The last group, like the first, wants an early poll, and it additionally will scrutinise "anti-corruption" measures inside and out for fear they could amplify the "injustice".
So there are the expectations and the realities. The expectations are clashing and the reality is there are people in all camps who will stop at nothing until their wishes are granted.
Impasse already looms and the country's misery is likely to continue way beyond the enactment of the new constitution, the next election and the setting up of a new government.
Unless, of course, the existing enemies, who have engaged in mutual destruction and kept Thailand at a standstill in the process, decide to call it a day. The imminent deadlock boils down to one word, "mistrust".
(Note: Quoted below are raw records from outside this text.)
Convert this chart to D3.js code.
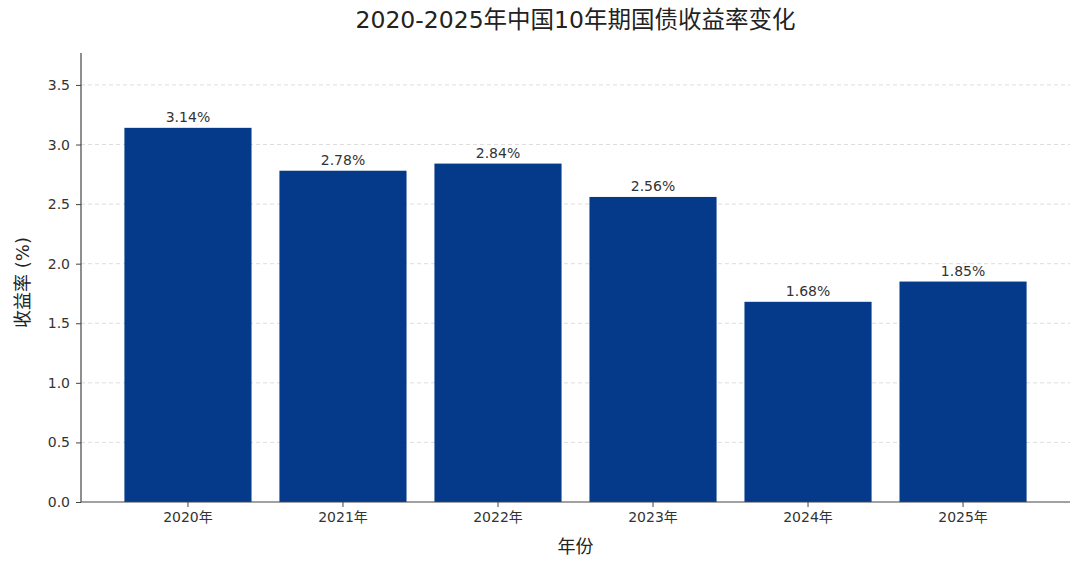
<!DOCTYPE html>
<html><head><meta charset="utf-8">
<script src="https://cdn.jsdelivr.net/npm/d3@7"></script>
<style>body{margin:0;background:#fff}</style>
</head><body>
<svg id="c" width="1080" height="564"></svg>
<script>
const years = ["2020年","2021年","2022年","2023年","2024年","2025年"];
const yields = [3.14, 2.78, 2.84, 2.56, 1.68, 1.85];
const yTicks = [0.0,0.5,1.0,1.5,2.0,2.5,3.0,3.5];
const titleText = "2020-2025年中国10年期国债收益率变化";
const xLabel = "年份";
const yLabel = "收益率 (%)";

const svg = d3.select("#c");
const pL = 81, pR = 1070, pT = 53, pB = 502;
const font = "'DejaVu Sans','Noto Sans CJK SC',sans-serif";
const x = d3.scaleBand().domain(years).range([pL,pR]).paddingInner(0.18).paddingOuter(0.28);
const y = d3.scaleLinear().domain([0, d3.max(yields)*1.2]).range([pB, pT]);

// grid
svg.append("g").selectAll("line").data(yTicks.filter(d=>d>0)).join("line")
  .attr("x1",pL).attr("x2",pR).attr("y1",d=>y(d)).attr("y2",d=>y(d))
  .attr("stroke","#ddd").attr("stroke-width",1).attr("stroke-dasharray","4,3");

// bars
svg.append("g").selectAll("rect").data(yields).join("rect")
  .attr("x",(d,i)=>x(years[i])).attr("width",x.bandwidth())
  .attr("y",d=>y(d)).attr("height",d=>pB-y(d)).attr("fill","#053a8b");

// value labels
svg.append("g").selectAll("text").data(yields).join("text")
  .attr("x",(d,i)=>x(years[i])+x.bandwidth()/2).attr("y",d=>y(d)-6)
  .attr("text-anchor","middle").attr("font-family",font).attr("font-size",14)
  .attr("fill","#333").text(d=>d.toFixed(2)+"%");

// axes
const ya = svg.append("g").attr("transform",`translate(${pL},0)`)
  .call(d3.axisLeft(y).tickValues(yTicks).tickFormat(d3.format(".1f")).tickSizeOuter(0).tickSize(5).tickPadding(6));
const xa = svg.append("g").attr("transform",`translate(0,${pB})`)
  .call(d3.axisBottom(x).tickSizeOuter(0).tickSize(5).tickPadding(5));
[ya,xa].forEach(a=>{
  a.selectAll("text").attr("font-family",font).attr("font-size",14).attr("fill","#333");
  a.selectAll("line").attr("stroke","#444");
  a.select(".domain").attr("stroke","#444").attr("stroke-width",1.2);
});
xa.select(".domain").attr("d",`M${pL},0H${pR}`);
ya.select(".domain").attr("d",`M0,${pB}V${pT}`);

// titles
svg.append("text").attr("x",(pL+pR)/2).attr("y",28).attr("text-anchor","middle")
  .attr("font-family",font).attr("font-size",23.5).attr("fill","#222").text(titleText);
svg.append("text").attr("x",(pL+pR)/2).attr("y",553).attr("text-anchor","middle")
  .attr("font-family",font).attr("font-size",18).attr("fill","#222").text(xLabel);
svg.append("text").attr("transform",`translate(29,${(pT+pB)/2+5}) rotate(-90)`).attr("text-anchor","middle")
  .attr("font-family",font).attr("font-size",18).attr("fill","#222").text(yLabel);
</script>
</body></html>
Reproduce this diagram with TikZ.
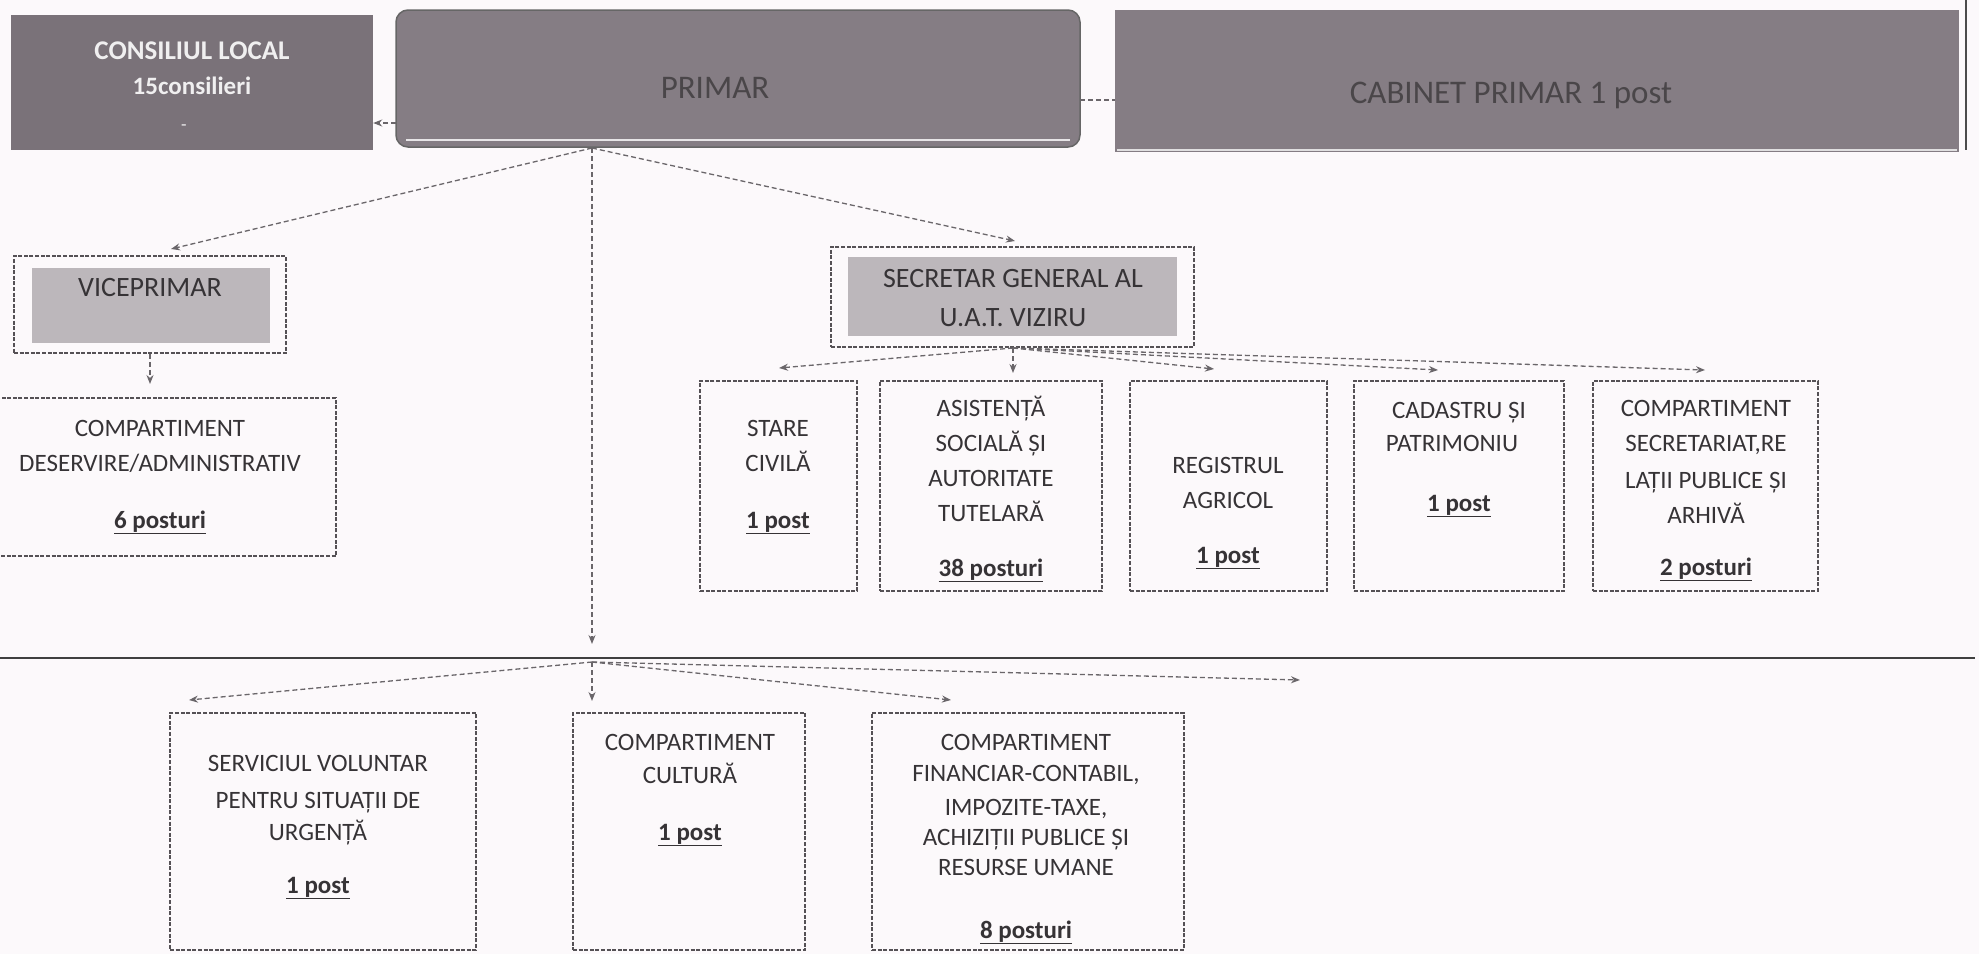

The key political players are afraid that their enemies will come to reap benefits or persecute them if the "reform" goes one way or the other. This is all the rivals are thinking about, which is said, because the "reform" is supposed to make the Thai lives in general better, not serve any particular group or vested interests.
For Thailand to see genuine peace, have healthy democratic competition and be able to enforce stringent anti-corruption measures without drawing suspicion or scepticism from any side, the enemies must leave the scene. It must be a clear-cut, unconditional departure and there must be no nominees. It's time to pass the torch to the new generation of politicians who can compete without anybody's shadow looming over their heads.
Only the enemies' unequivocal and unconditional departure can usher in a new political era where the prime minister won't be suspected of serving anything but the best interests of the people. Of course, many will ask "Where's the justice, then?"
A lot of leading figures on both sides of the divide will ask what makes them deserve to quit politics for real and for good. The truth is the general public wants "justice", too, and the term "justice" here means an end to being held hostage to bad consequences of no-holds-barred cut-throat politics.
That's what "reform" should deliver. This kind of reform is not up to the charter drafters alone. They need genuine help from the political enemies who must learn to sacrifice and be made to realise that regardless of whether they have been right or wrong their actions have led the country to this dismal state and there is no denying that.
Just as importantly, this kind of reform requires help from all Thais. Everyone needs to truly understand democracy and be willing to start anew when key rivals leave the arena. Thailand can get out of the vicious cycle, but for that to happen some people will need to make big sacrifices and others must learn to trust democracy again.